The Same Boat


Sometimes people ask me why I blog. Well I don’t always have a good answer
ready. But if I could, I would memorize
the entire book – The Big Rumpus,
by Ayun Halliday. I just started this paperback (50’ish pages in). But so far, it
is fantastic. Ayun, who has been called “a
new generation’s Erma Bombeck”, writes of the isolation associated with being a
stay at home mom. She addresses much of
what so many do not dare mention…everything from feeling like you are always
pulling your grain before the horde of flies arrives – to never getting to do
the activities you had previously taken for granted – such as peeing alone.

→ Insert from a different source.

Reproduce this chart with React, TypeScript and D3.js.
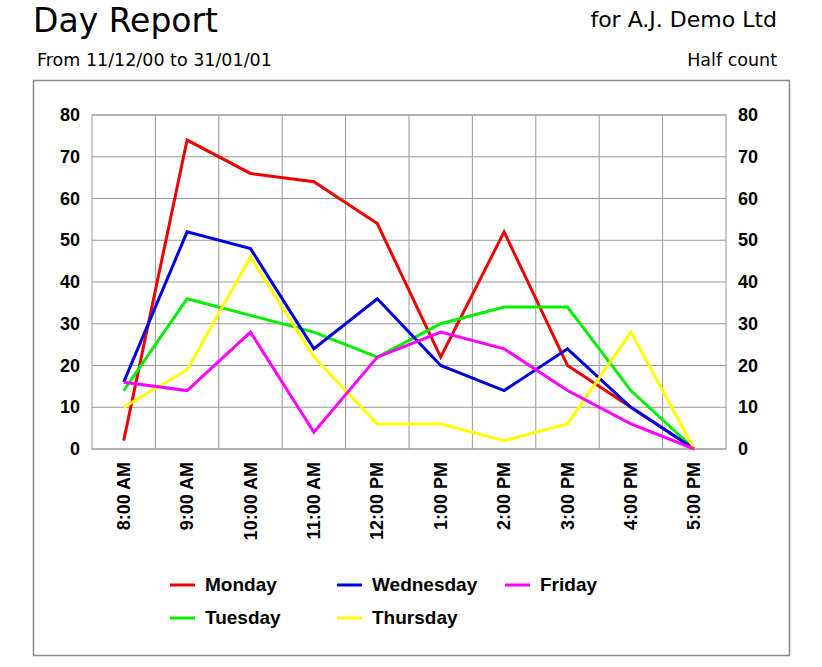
import React from "react";
import * as d3 from "d3";

const categories = ["8:00 AM","9:00 AM","10:00 AM","11:00 AM","12:00 PM","1:00 PM","2:00 PM","3:00 PM","4:00 PM","5:00 PM"];
const seriesNames = ["Monday","Tuesday","Wednesday","Thursday","Friday"];
const seriesColors = ["#ee0000","#00ee00","#0000dd","#ffff00","#ff00ff"];
const monday = [2,74,66,64,54,22,52,20,10,0];
const tuesday = [14,36,32,28,22,30,34,34,14,0];
const wednesday = [16,52,48,24,36,20,14,24,10,0];
const thursday = [10,19,46,22,6,6,2,6,28,0];
const friday = [16,14,28,4,22,28,24,14,6,0];
const yTicks = [0,10,20,30,40,50,60,70,80];

export default function App() {
  const series = [monday, tuesday, wednesday, thursday, friday];
  const x = d3.scaleBand<string>().domain(categories).range([92, 726]);
  const y = d3.scaleLinear().domain([0, 80]).range([449, 115]);
  const cx = (c: string) => (x(c) as number) + x.bandwidth() / 2;
  const line = d3.line<number>().x((_, i) => cx(categories[i])).y(d => y(d));
  const legendPos = [[170,585],[170,618],[337,585],[337,618],[505,585]];
  const f = "Liberation Sans, Arial, sans-serif";
  const g = "DejaVu Sans, Verdana, sans-serif";
  return (
    <svg width={822} height={667} style={{position:"absolute",left:0,top:0}}>
      <rect width={822} height={667} fill="#fff" />
      <text x={33} y={32} fontFamily={g} fontSize={33}>Day Report</text>
      <text x={777} y={27} fontFamily={g} fontSize={22} textAnchor="end">for A.J. Demo Ltd</text>
      <text x={37} y={66} fontFamily={g} fontSize={17.5}>From 11/12/00 to 31/01/01</text>
      <text x={777} y={66} fontFamily={g} fontSize={17.5} textAnchor="end">Half count</text>
      <rect x={33.5} y={80.5} width={756} height={575} fill="none" stroke="#888" strokeWidth={1.5} />
      {yTicks.map(t => <line key={t} x1={92} x2={726} y1={y(t)} y2={y(t)} stroke="#999" strokeWidth={1} />)}
      {categories.slice(1).map(c => <line key={c} x1={x(c)} x2={x(c)} y1={115} y2={449} stroke="#999" strokeWidth={1} />)}
      <rect x={92} y={115} width={634} height={334} fill="none" stroke="#999" />
      {yTicks.map(t => <text key={"l"+t} x={80} y={y(t)+6} textAnchor="end" fontFamily={f} fontWeight="bold" fontSize={18}>{t}</text>)}
      {yTicks.map(t => <text key={"r"+t} x={738} y={y(t)+6} fontFamily={f} fontWeight="bold" fontSize={18}>{t}</text>)}
      {categories.map(c => <text key={c} transform={`translate(${cx(c)+6},462) rotate(-90)`} textAnchor="end" fontFamily={f} fontWeight="bold" fontSize={18}>{c}</text>)}
      {series.map((s, i) => <path key={i} d={line(s) as string} fill="none" stroke={seriesColors[i]} strokeWidth={3} />)}
      {seriesNames.map((n, i) => (
        <g key={n}>
          <line x1={legendPos[i][0]} x2={legendPos[i][0]+25} y1={legendPos[i][1]} y2={legendPos[i][1]} stroke={seriesColors[i]} strokeWidth={3} />
          <text x={legendPos[i][0]+35} y={legendPos[i][1]+6} fontFamily={f} fontWeight="bold" fontSize={19}>{n}</text>
        </g>
      ))}
    </svg>
  );
}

I whole heartedly recommend this book.

In the interest of enticing all of you, I offer the following
excerpt with great hope that I will not be sued by the fantastic Ms. Halliday
for plagiarism.

…We might not see eye to eye on the best place to raise
our children, but we are all in the same boat.

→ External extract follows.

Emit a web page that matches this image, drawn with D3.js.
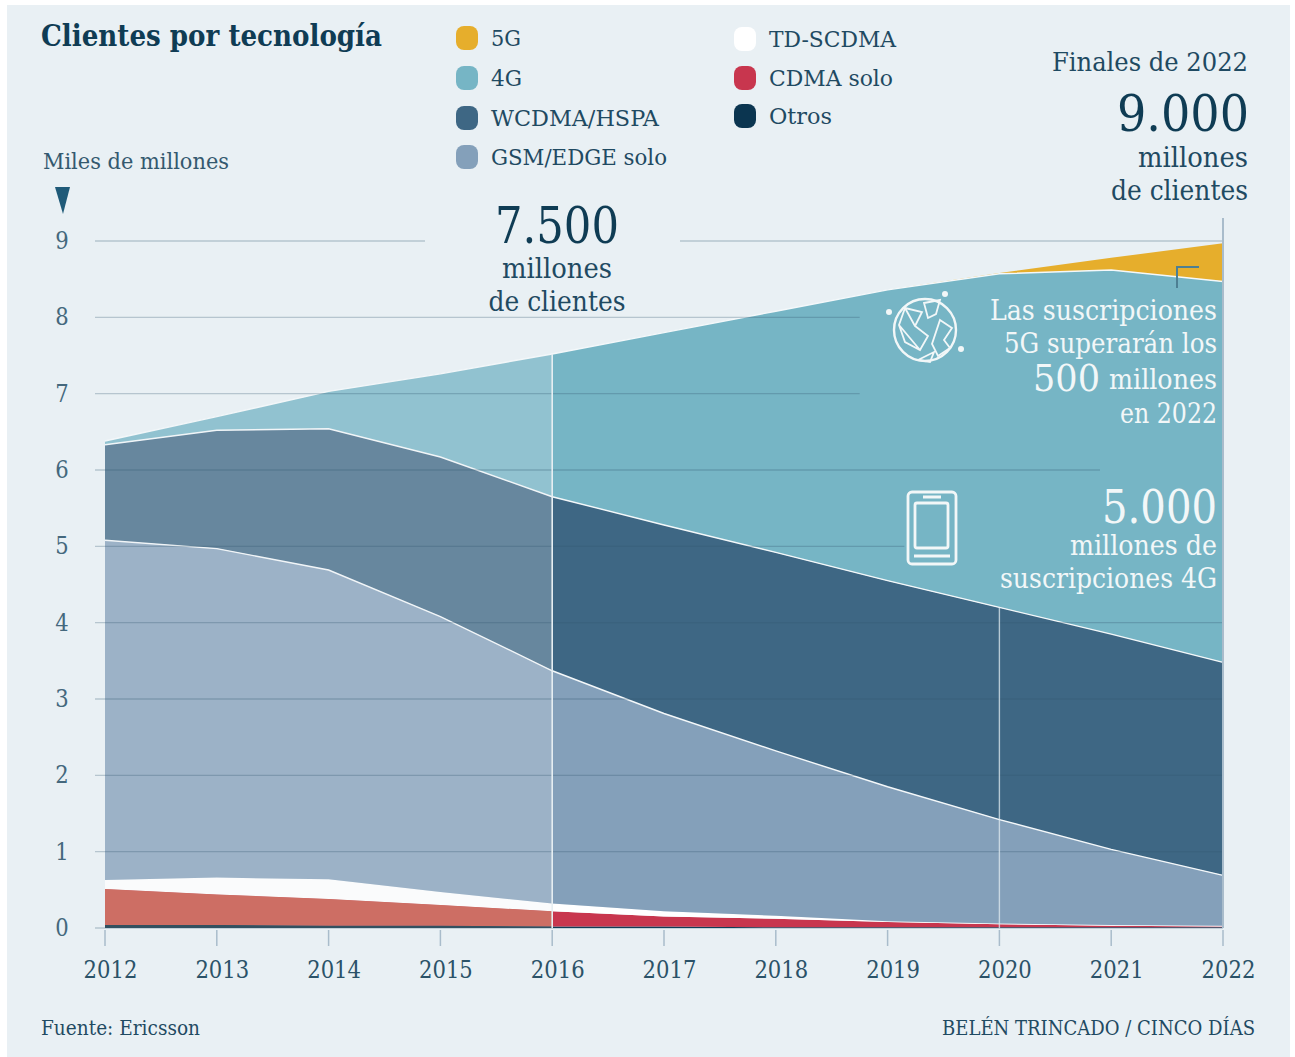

I used to think that this expression meant that we all
shared one boat, that your paddles are made lighter by the presence of
others. That’s not what it means. Even on a good day, my paddles feel like
they’re filled with buckshot. I’m
willing to bet that every other mother’s do too. Shortly after you give birth, most of the
activities that defined your identity are suspended to let you make apple
juice, deal with somebody else’s snot and develop a lot of highfalututin ideas
about television. You’re not being
paranoid or melodramatic if you feel like you’re the only grown-up in your
boat. The kids never leave the boat
either, but what help are they with the paddles? Their arms are hardly bigger than celery
stalks. Also, as delightfully surreal
and repeatable as their beginning syntax might be, their conversation cannot
sustain you through the tedious stretches. If it weren’t for those little kids waiting for you to harpoon a fish so
that they can tell they don’t like fish, you’d go right over the gunwales. You can’t leave them to fend for themselves,
even though they are the ones who got you into this mess. You’re stuck choking down soggy peanut butter
and jelly sandwiches in that leaky skiff.

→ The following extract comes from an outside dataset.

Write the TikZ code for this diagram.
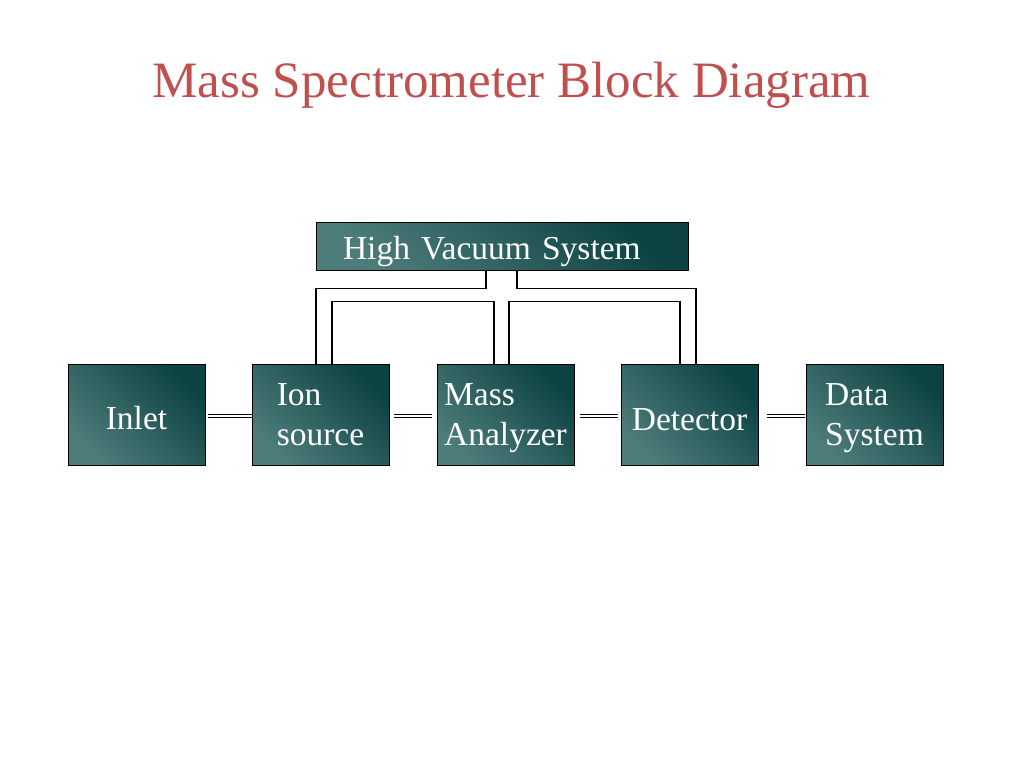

The inviting blast of an ocean liner taunts you as it glides
by, its portholes twinkling like a string of white Christmas lights. Damn the passenger list of merrymakers in
bias-cut gowns and party hats. It’s
always New Years Eve nineteen-thirty-something on the ocean liner. Too bad you’re missing it. Then in the middle of some dark night, when
you’re up, dog tired, struggling to keep your sleeping children out of the
bilge water, you notice another crappy little boat a few yards out. And another. And another. The ocean is fairly crawling with boats as
crappy and little as yours. Each one
holds a mother tethered to a baby, a sleeping toddler or a jacked-up-three-year-old
still gibbering from an ill-advised late-afternoon sugar fix. We’re all in the same boat, all right. It smells like mildewed life preservers. There are millions of these boats in the
sea. We shout to each other across the
waves.  Nobody will get offended if you
have to interrupt her midsentence to seize your daughter by the ankle before
she dives after a birthday party favor she dropped overboard, possibly on

So, yeah. I don’t
always have a good answer for why I blog. But I think it might have something to do with waving out to the next
little boat.


My great thanks go out to Ayun Halliday for writing this refreshing book.

If anyone would like more info about The Big Rumpus, A
Mother’s Tale from the Trenches. I have
added a link in the nightstand section of my sidebar.


3 thoughts on “The Same Boat

  1. Yep. I can’t really say that it’s keeping me in stitches or anything like that. But it is very amusing. It’s one of those books where you find yourself nodding in agreement – a lot. Every bit or so, I stop and go read a part of it aloud to Chris.